● WHAT THE TASK REQUIRES
Write out the opening lines of the data word for word, up to and including the line with "(pagenum) at (331,-47)", and leave every picture and every later line out.

● SUPPLIED DATA
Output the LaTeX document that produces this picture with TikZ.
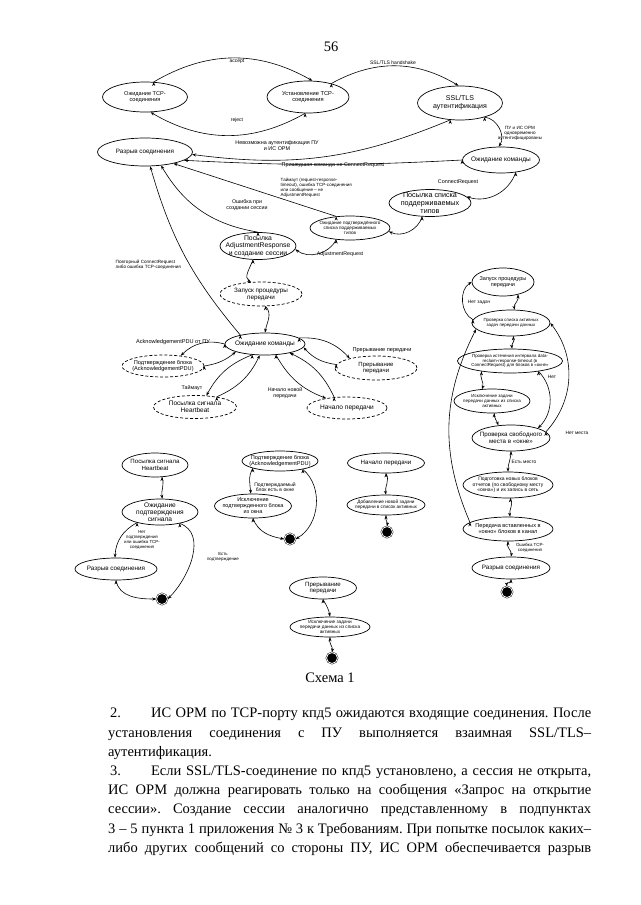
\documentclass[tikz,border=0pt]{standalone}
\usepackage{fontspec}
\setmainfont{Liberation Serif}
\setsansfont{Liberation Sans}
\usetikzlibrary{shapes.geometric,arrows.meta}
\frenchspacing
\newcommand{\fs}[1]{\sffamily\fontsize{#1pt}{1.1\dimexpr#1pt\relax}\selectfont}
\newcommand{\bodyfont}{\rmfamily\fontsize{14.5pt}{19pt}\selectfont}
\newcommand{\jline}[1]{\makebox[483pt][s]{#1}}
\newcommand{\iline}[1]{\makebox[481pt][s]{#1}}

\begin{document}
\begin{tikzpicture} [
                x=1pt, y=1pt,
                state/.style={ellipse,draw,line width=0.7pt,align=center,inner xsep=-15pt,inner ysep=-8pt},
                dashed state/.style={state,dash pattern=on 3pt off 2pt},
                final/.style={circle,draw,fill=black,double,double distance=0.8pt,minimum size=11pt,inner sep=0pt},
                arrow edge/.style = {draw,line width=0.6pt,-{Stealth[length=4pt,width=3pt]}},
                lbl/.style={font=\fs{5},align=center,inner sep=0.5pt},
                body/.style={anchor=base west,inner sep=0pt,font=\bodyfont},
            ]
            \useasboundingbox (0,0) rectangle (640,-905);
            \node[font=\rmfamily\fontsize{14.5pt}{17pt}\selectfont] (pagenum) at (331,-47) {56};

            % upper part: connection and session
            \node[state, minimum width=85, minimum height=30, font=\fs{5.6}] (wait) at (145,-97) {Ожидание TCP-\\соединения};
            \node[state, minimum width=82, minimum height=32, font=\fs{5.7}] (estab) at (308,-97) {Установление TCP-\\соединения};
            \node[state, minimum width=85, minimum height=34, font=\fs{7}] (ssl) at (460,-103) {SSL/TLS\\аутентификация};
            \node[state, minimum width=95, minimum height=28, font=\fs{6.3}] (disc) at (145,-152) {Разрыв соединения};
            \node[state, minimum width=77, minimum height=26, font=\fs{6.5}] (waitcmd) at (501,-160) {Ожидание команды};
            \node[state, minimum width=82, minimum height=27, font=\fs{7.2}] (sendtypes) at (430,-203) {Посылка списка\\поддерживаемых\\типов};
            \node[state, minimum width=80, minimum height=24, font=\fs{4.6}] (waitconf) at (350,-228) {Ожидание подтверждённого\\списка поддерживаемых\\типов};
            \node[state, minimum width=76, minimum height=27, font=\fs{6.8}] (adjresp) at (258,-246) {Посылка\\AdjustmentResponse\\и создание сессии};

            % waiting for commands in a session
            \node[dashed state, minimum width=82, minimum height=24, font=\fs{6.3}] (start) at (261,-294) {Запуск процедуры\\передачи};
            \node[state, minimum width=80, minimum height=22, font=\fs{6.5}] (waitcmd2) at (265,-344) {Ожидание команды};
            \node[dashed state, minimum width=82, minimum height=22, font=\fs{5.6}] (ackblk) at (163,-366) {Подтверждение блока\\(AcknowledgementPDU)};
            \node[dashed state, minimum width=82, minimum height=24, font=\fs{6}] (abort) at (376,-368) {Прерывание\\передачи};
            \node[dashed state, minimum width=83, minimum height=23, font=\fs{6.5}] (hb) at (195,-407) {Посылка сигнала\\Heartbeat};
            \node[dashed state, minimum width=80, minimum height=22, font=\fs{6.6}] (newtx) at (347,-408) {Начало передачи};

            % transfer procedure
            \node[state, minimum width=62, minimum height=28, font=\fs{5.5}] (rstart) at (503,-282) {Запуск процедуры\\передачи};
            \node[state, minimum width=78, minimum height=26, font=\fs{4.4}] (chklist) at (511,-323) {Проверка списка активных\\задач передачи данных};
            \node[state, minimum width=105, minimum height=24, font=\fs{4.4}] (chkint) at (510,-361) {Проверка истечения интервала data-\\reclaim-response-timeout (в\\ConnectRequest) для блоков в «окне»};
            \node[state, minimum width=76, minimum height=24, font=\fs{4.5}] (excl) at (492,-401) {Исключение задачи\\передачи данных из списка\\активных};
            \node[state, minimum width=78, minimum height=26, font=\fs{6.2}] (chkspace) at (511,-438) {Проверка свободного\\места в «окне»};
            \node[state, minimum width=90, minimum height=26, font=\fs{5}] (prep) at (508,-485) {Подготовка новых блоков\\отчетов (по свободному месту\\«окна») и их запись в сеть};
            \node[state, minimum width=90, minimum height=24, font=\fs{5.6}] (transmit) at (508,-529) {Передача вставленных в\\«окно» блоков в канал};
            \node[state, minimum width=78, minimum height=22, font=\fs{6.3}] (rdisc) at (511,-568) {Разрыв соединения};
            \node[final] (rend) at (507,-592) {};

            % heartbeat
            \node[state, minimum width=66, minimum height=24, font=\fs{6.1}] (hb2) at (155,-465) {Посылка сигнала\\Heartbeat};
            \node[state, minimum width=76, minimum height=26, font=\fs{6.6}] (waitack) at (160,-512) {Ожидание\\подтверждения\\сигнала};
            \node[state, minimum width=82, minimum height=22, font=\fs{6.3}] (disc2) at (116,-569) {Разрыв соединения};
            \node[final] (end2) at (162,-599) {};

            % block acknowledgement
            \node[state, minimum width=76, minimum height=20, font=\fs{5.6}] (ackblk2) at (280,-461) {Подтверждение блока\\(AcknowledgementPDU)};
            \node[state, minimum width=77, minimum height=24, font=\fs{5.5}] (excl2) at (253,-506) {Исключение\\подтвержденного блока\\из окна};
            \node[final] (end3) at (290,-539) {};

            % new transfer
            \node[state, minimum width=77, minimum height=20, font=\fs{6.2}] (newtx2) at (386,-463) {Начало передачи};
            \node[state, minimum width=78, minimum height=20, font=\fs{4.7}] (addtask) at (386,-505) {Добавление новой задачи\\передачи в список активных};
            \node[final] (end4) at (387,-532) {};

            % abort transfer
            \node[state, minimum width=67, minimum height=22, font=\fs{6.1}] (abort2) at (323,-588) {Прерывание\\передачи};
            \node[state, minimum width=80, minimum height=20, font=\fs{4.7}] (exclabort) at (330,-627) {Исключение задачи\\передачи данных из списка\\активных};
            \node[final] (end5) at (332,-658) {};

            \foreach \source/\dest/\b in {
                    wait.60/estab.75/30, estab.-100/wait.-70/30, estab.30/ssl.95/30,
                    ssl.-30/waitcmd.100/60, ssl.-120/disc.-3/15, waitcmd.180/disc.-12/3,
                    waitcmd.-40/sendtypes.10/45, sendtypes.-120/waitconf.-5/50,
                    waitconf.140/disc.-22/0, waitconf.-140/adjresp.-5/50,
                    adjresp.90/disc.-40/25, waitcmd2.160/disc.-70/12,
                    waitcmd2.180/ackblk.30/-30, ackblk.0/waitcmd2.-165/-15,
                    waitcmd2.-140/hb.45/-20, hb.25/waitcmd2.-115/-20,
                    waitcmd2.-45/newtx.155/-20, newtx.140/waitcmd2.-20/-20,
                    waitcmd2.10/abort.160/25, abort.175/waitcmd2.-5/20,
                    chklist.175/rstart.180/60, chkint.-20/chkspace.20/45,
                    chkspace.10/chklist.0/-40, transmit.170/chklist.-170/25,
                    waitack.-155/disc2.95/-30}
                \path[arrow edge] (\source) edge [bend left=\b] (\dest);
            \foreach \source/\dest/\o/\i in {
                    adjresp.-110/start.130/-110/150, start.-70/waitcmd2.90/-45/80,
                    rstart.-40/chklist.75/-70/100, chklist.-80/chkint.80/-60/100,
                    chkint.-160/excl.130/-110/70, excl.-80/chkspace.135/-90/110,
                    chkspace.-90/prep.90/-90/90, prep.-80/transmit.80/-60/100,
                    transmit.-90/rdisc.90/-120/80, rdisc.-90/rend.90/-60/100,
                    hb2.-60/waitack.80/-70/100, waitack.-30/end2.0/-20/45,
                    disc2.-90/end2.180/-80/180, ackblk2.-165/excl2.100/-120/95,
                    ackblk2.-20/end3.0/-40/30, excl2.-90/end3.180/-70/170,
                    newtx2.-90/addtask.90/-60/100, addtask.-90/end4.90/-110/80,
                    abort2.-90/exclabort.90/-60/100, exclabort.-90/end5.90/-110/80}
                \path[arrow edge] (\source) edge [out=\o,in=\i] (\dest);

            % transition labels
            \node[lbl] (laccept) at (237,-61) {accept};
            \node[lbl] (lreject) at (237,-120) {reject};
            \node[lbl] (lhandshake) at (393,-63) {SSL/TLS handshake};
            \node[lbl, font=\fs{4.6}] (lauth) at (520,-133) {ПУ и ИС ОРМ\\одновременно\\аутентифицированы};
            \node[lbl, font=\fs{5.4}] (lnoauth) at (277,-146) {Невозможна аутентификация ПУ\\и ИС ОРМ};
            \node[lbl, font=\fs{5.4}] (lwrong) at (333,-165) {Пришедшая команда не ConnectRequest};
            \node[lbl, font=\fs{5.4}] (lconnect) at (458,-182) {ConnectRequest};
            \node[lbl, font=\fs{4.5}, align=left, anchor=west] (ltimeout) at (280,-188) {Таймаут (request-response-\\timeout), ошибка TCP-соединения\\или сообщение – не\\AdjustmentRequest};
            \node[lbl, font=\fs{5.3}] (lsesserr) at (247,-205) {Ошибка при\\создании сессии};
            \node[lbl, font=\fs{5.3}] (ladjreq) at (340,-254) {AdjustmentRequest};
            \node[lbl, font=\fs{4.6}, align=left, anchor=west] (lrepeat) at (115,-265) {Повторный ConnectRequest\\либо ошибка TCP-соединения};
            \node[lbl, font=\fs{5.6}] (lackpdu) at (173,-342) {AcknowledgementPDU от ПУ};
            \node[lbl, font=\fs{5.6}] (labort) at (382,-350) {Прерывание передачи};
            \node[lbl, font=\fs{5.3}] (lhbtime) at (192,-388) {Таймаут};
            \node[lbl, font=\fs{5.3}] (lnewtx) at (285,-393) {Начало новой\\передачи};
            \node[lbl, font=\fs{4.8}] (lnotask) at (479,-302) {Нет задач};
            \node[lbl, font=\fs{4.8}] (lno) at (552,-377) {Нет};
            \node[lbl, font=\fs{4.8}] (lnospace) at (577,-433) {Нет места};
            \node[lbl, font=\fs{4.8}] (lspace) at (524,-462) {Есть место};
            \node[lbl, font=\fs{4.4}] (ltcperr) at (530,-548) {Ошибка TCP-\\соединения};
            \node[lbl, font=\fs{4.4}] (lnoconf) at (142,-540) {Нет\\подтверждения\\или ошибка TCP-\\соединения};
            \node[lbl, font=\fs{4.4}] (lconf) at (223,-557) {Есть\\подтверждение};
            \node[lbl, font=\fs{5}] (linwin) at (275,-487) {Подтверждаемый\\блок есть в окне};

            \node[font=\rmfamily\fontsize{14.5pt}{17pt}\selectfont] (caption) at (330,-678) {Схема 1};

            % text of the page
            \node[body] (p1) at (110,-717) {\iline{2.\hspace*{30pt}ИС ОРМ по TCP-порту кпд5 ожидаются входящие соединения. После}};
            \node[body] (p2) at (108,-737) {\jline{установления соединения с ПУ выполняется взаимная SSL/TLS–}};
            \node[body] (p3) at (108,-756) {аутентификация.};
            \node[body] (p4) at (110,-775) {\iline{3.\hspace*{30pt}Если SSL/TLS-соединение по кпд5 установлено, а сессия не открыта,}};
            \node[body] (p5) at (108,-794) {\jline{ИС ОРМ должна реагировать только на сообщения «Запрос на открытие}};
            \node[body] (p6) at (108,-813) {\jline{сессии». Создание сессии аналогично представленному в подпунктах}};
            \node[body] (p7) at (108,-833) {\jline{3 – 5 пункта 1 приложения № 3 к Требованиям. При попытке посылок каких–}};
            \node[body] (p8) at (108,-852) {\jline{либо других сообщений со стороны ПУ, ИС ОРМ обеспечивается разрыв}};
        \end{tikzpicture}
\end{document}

● RESPONSE TO THE TASK
Output the LaTeX document that produces this picture with TikZ.
\documentclass[tikz,border=0pt]{standalone}
\usepackage{fontspec}
\setmainfont{Liberation Serif}
\setsansfont{Liberation Sans}
\usetikzlibrary{shapes.geometric,arrows.meta}
\frenchspacing
\newcommand{\fs}[1]{\sffamily\fontsize{#1pt}{1.1\dimexpr#1pt\relax}\selectfont}
\newcommand{\bodyfont}{\rmfamily\fontsize{14.5pt}{19pt}\selectfont}
\newcommand{\jline}[1]{\makebox[483pt][s]{#1}}
\newcommand{\iline}[1]{\makebox[481pt][s]{#1}}

\begin{document}
\begin{tikzpicture} [
                x=1pt, y=1pt,
                state/.style={ellipse,draw,line width=0.7pt,align=center,inner xsep=-15pt,inner ysep=-8pt},
                dashed state/.style={state,dash pattern=on 3pt off 2pt},
                final/.style={circle,draw,fill=black,double,double distance=0.8pt,minimum size=11pt,inner sep=0pt},
                arrow edge/.style = {draw,line width=0.6pt,-{Stealth[length=4pt,width=3pt]}},
                lbl/.style={font=\fs{5},align=center,inner sep=0.5pt},
                body/.style={anchor=base west,inner sep=0pt,font=\bodyfont},
            ]
            \useasboundingbox (0,0) rectangle (640,-905);
            \node[font=\rmfamily\fontsize{14.5pt}{17pt}\selectfont] (pagenum) at (331,-47) {56};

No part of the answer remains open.